::: Data supplied :::
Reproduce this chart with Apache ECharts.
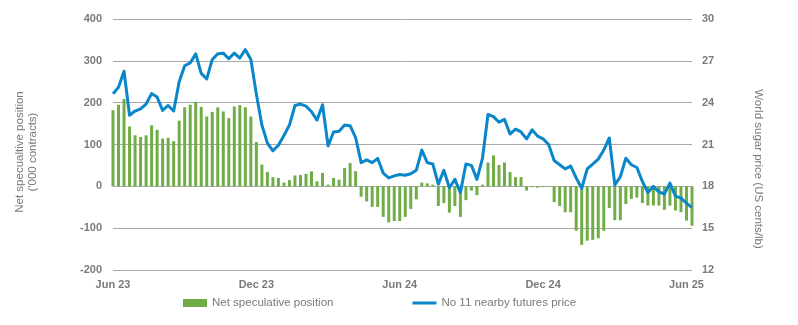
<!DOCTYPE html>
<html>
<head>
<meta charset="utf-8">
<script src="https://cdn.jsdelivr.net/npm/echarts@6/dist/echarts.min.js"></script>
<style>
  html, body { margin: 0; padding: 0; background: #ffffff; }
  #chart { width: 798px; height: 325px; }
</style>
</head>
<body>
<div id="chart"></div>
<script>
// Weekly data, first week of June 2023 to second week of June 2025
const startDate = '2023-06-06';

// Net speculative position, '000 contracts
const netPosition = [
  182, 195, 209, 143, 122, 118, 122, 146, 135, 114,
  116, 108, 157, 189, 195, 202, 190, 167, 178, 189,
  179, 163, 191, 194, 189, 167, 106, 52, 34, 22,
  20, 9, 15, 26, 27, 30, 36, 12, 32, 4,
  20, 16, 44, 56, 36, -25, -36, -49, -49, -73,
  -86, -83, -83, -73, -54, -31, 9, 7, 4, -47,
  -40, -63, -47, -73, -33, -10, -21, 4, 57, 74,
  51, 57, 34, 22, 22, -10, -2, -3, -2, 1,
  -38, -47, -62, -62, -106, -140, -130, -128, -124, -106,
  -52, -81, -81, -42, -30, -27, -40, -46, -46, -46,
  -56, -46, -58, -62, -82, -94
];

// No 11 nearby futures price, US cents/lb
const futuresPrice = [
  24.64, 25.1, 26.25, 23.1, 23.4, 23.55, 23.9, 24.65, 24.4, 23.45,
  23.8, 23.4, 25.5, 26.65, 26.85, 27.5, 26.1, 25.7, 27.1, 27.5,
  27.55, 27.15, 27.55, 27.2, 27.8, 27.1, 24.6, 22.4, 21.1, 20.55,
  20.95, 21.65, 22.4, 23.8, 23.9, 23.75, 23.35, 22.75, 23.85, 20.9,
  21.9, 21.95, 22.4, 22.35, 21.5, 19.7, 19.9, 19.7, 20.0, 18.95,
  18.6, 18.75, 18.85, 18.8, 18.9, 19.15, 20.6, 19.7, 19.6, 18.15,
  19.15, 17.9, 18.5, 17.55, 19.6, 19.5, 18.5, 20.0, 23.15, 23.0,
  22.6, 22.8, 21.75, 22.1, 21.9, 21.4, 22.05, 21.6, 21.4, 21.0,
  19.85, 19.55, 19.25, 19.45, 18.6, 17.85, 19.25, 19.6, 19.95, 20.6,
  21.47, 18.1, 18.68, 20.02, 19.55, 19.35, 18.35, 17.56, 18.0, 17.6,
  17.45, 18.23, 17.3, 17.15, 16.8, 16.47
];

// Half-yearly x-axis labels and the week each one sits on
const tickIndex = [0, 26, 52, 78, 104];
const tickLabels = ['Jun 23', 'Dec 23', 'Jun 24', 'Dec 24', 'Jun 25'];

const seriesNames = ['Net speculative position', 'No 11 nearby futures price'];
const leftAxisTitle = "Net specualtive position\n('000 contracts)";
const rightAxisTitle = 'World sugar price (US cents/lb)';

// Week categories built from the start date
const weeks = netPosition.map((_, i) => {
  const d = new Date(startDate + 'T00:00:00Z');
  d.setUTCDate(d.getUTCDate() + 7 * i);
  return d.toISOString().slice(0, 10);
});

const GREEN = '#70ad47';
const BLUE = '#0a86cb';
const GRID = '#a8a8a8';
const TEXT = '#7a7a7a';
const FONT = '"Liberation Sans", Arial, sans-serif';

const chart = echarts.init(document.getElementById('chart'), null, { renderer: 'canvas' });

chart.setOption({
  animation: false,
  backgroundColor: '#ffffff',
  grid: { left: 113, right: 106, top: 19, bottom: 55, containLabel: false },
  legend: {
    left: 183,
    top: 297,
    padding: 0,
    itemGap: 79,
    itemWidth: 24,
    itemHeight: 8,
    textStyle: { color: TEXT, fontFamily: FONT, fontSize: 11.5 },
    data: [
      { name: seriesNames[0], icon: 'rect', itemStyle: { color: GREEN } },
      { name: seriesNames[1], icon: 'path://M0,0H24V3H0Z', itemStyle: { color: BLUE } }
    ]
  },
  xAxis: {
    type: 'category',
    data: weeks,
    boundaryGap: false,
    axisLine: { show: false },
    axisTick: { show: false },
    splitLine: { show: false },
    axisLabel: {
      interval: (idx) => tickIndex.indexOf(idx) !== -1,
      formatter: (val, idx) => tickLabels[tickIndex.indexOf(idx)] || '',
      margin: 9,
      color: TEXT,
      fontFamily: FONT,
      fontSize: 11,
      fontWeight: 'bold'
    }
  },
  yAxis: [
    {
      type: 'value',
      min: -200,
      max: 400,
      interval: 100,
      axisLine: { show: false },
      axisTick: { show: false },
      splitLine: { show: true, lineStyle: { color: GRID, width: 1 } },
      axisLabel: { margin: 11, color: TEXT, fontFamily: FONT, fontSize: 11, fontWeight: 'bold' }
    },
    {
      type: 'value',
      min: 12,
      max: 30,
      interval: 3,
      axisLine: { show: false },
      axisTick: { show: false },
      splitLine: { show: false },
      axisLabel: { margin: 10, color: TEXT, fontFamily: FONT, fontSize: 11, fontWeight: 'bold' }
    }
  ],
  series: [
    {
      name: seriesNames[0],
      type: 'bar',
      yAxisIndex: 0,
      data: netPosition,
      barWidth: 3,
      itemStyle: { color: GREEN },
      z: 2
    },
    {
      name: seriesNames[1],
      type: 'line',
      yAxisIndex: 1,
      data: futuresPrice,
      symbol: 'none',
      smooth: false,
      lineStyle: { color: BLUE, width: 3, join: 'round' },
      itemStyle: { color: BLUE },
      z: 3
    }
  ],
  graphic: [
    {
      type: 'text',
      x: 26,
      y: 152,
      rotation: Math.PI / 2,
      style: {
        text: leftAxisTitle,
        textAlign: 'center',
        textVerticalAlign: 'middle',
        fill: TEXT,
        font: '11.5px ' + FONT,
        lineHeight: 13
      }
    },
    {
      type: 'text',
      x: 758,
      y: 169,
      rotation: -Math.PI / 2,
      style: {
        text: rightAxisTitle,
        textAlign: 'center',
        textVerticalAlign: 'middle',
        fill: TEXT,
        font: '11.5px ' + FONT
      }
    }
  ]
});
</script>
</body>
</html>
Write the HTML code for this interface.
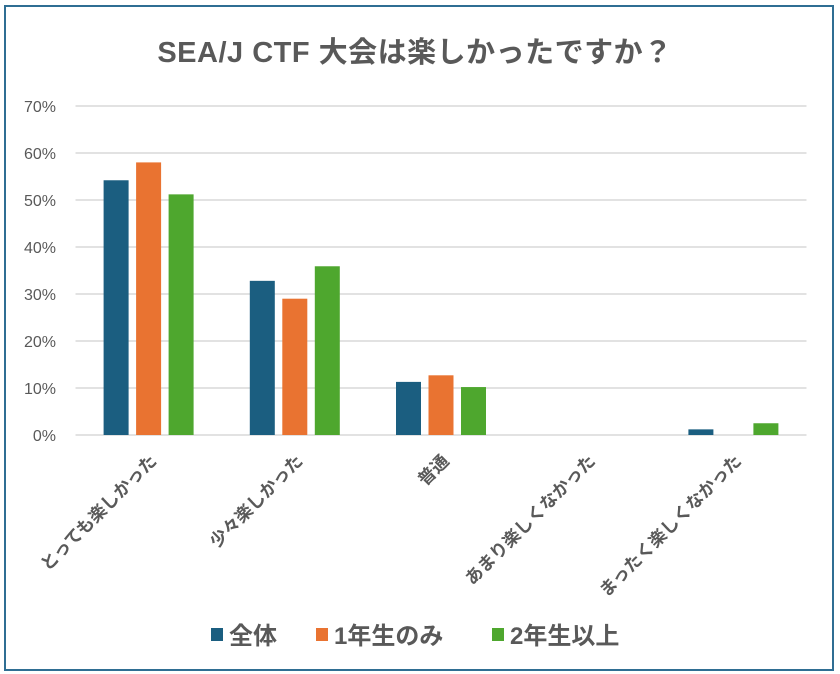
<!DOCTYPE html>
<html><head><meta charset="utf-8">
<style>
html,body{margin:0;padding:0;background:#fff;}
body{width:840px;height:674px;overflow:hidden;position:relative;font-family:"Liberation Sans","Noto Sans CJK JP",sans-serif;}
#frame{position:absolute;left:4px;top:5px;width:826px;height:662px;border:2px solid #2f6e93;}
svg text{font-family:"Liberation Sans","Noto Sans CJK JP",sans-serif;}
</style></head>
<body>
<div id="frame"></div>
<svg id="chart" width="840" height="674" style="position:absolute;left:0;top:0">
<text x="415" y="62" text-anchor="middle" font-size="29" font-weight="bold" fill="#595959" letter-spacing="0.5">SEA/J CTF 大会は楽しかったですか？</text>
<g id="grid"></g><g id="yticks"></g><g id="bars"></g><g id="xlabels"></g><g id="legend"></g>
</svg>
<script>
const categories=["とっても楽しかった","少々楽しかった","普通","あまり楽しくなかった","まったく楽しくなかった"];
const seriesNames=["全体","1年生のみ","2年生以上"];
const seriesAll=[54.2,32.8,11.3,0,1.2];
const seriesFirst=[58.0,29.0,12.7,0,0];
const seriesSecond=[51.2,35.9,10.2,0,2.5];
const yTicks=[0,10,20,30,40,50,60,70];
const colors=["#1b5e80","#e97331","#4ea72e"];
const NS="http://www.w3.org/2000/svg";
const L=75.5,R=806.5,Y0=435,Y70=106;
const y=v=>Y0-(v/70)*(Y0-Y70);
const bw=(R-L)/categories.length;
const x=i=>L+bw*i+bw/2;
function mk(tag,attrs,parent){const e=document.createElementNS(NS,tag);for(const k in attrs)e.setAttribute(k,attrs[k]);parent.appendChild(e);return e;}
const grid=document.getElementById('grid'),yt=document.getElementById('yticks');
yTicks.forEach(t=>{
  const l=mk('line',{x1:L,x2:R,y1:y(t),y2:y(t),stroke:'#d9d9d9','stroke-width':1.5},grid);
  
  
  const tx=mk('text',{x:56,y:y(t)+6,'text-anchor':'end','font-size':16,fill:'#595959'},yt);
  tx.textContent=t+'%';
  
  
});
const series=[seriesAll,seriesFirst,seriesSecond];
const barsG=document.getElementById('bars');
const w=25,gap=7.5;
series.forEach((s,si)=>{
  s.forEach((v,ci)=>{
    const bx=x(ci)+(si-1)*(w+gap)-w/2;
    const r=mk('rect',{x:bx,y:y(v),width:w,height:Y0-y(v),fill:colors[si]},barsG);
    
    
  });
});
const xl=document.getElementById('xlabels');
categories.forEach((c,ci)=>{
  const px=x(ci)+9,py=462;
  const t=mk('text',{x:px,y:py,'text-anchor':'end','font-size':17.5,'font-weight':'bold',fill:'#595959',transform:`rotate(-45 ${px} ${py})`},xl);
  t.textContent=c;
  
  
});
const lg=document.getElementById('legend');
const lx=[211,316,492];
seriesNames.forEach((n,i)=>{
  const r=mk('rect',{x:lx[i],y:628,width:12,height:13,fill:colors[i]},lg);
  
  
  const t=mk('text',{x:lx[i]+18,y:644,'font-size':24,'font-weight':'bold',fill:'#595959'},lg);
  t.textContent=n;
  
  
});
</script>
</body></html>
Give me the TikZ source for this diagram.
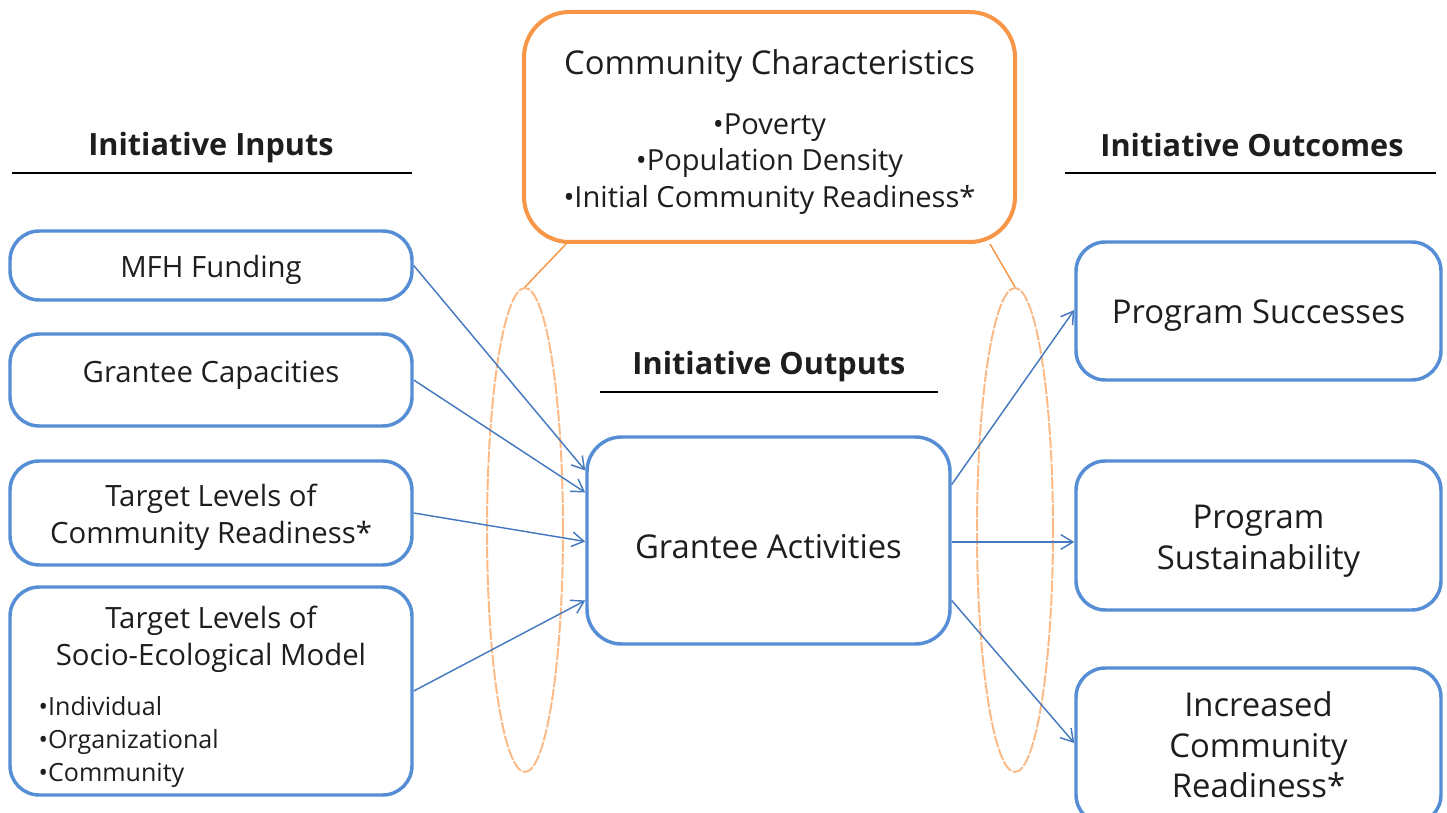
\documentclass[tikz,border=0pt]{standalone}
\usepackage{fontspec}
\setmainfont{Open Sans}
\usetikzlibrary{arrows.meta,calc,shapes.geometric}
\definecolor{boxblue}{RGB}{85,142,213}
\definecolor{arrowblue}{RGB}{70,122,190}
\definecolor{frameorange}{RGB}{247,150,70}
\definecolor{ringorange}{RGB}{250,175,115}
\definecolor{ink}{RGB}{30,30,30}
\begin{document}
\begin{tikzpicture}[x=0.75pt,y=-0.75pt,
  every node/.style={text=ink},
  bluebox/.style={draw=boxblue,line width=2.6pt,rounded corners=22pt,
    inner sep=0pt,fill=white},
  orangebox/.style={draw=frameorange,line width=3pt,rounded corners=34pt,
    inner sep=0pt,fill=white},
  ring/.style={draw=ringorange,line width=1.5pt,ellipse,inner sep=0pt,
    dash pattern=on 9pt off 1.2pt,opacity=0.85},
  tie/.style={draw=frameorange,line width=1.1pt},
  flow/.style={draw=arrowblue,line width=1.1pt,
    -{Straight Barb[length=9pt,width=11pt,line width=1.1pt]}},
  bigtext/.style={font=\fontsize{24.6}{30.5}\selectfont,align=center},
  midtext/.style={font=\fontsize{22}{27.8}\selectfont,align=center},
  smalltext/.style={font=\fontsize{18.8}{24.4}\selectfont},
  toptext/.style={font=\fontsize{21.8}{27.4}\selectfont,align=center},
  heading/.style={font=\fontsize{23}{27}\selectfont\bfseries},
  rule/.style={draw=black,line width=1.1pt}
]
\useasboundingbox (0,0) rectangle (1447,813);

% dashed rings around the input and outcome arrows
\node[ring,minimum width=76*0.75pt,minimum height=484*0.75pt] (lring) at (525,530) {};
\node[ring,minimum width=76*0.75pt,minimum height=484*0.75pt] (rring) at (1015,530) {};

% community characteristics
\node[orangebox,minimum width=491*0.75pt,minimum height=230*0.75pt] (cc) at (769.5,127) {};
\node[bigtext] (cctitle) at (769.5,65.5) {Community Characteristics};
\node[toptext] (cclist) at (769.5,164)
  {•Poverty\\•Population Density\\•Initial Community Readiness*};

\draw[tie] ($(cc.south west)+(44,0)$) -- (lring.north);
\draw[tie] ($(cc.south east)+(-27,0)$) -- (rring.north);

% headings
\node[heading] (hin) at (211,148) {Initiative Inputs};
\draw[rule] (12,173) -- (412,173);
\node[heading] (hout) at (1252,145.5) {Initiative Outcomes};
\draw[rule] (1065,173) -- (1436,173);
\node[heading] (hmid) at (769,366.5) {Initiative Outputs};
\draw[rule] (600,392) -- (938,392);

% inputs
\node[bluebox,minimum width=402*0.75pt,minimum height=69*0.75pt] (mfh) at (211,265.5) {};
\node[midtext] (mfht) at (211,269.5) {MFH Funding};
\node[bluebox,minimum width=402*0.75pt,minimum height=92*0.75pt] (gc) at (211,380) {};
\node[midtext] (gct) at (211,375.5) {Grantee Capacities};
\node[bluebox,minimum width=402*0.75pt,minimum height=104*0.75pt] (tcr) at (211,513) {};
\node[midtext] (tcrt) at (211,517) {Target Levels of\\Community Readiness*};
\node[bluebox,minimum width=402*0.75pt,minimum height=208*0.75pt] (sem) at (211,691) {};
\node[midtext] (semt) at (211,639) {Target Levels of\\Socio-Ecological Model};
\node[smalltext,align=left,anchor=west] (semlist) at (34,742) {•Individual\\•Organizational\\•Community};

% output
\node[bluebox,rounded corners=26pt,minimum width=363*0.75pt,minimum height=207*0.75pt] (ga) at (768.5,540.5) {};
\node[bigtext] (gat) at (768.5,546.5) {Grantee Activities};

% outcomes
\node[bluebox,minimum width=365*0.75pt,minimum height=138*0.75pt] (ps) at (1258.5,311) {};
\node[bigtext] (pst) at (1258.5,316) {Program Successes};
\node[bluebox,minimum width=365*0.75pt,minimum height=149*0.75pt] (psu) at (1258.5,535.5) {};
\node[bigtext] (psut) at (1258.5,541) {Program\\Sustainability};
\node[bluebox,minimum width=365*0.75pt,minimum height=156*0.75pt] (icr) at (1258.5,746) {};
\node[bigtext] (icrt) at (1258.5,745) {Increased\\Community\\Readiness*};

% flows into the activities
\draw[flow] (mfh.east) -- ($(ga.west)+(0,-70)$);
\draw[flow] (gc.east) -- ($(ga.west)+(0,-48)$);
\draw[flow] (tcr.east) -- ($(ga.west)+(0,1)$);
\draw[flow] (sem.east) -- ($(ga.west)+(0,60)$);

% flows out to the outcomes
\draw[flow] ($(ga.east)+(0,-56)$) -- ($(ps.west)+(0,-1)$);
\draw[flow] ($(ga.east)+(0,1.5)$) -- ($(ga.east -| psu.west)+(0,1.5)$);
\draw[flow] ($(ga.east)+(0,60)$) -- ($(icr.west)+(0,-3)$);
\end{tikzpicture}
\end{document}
:::
■ Goal
Repeat only the lines between the start of the data and the line with "const rightAxisTitle = 'World", including those two lines, and skip the pictures.

■ The completed task
Reproduce this chart with Apache ECharts.
<!DOCTYPE html>
<html>
<head>
<meta charset="utf-8">
<script src="https://cdn.jsdelivr.net/npm/echarts@6/dist/echarts.min.js"></script>
<style>
  html, body { margin: 0; padding: 0; background: #ffffff; }
  #chart { width: 798px; height: 325px; }
</style>
</head>
<body>
<div id="chart"></div>
<script>
// Weekly data, first week of June 2023 to second week of June 2025
const startDate = '2023-06-06';

// Net speculative position, '000 contracts
const netPosition = [
  182, 195, 209, 143, 122, 118, 122, 146, 135, 114,
  116, 108, 157, 189, 195, 202, 190, 167, 178, 189,
  179, 163, 191, 194, 189, 167, 106, 52, 34, 22,
  20, 9, 15, 26, 27, 30, 36, 12, 32, 4,
  20, 16, 44, 56, 36, -25, -36, -49, -49, -73,
  -86, -83, -83, -73, -54, -31, 9, 7, 4, -47,
  -40, -63, -47, -73, -33, -10, -21, 4, 57, 74,
  51, 57, 34, 22, 22, -10, -2, -3, -2, 1,
  -38, -47, -62, -62, -106, -140, -130, -128, -124, -106,
  -52, -81, -81, -42, -30, -27, -40, -46, -46, -46,
  -56, -46, -58, -62, -82, -94
];

// No 11 nearby futures price, US cents/lb
const futuresPrice = [
  24.64, 25.1, 26.25, 23.1, 23.4, 23.55, 23.9, 24.65, 24.4, 23.45,
  23.8, 23.4, 25.5, 26.65, 26.85, 27.5, 26.1, 25.7, 27.1, 27.5,
  27.55, 27.15, 27.55, 27.2, 27.8, 27.1, 24.6, 22.4, 21.1, 20.55,
  20.95, 21.65, 22.4, 23.8, 23.9, 23.75, 23.35, 22.75, 23.85, 20.9,
  21.9, 21.95, 22.4, 22.35, 21.5, 19.7, 19.9, 19.7, 20.0, 18.95,
  18.6, 18.75, 18.85, 18.8, 18.9, 19.15, 20.6, 19.7, 19.6, 18.15,
  19.15, 17.9, 18.5, 17.55, 19.6, 19.5, 18.5, 20.0, 23.15, 23.0,
  22.6, 22.8, 21.75, 22.1, 21.9, 21.4, 22.05, 21.6, 21.4, 21.0,
  19.85, 19.55, 19.25, 19.45, 18.6, 17.85, 19.25, 19.6, 19.95, 20.6,
  21.47, 18.1, 18.68, 20.02, 19.55, 19.35, 18.35, 17.56, 18.0, 17.6,
  17.45, 18.23, 17.3, 17.15, 16.8, 16.47
];

// Half-yearly x-axis labels and the week each one sits on
const tickIndex = [0, 26, 52, 78, 104];
const tickLabels = ['Jun 23', 'Dec 23', 'Jun 24', 'Dec 24', 'Jun 25'];

const seriesNames = ['Net speculative position', 'No 11 nearby futures price'];
const leftAxisTitle = "Net specualtive position\n('000 contracts)";
const rightAxisTitle = 'World sugar price (US cents/lb)';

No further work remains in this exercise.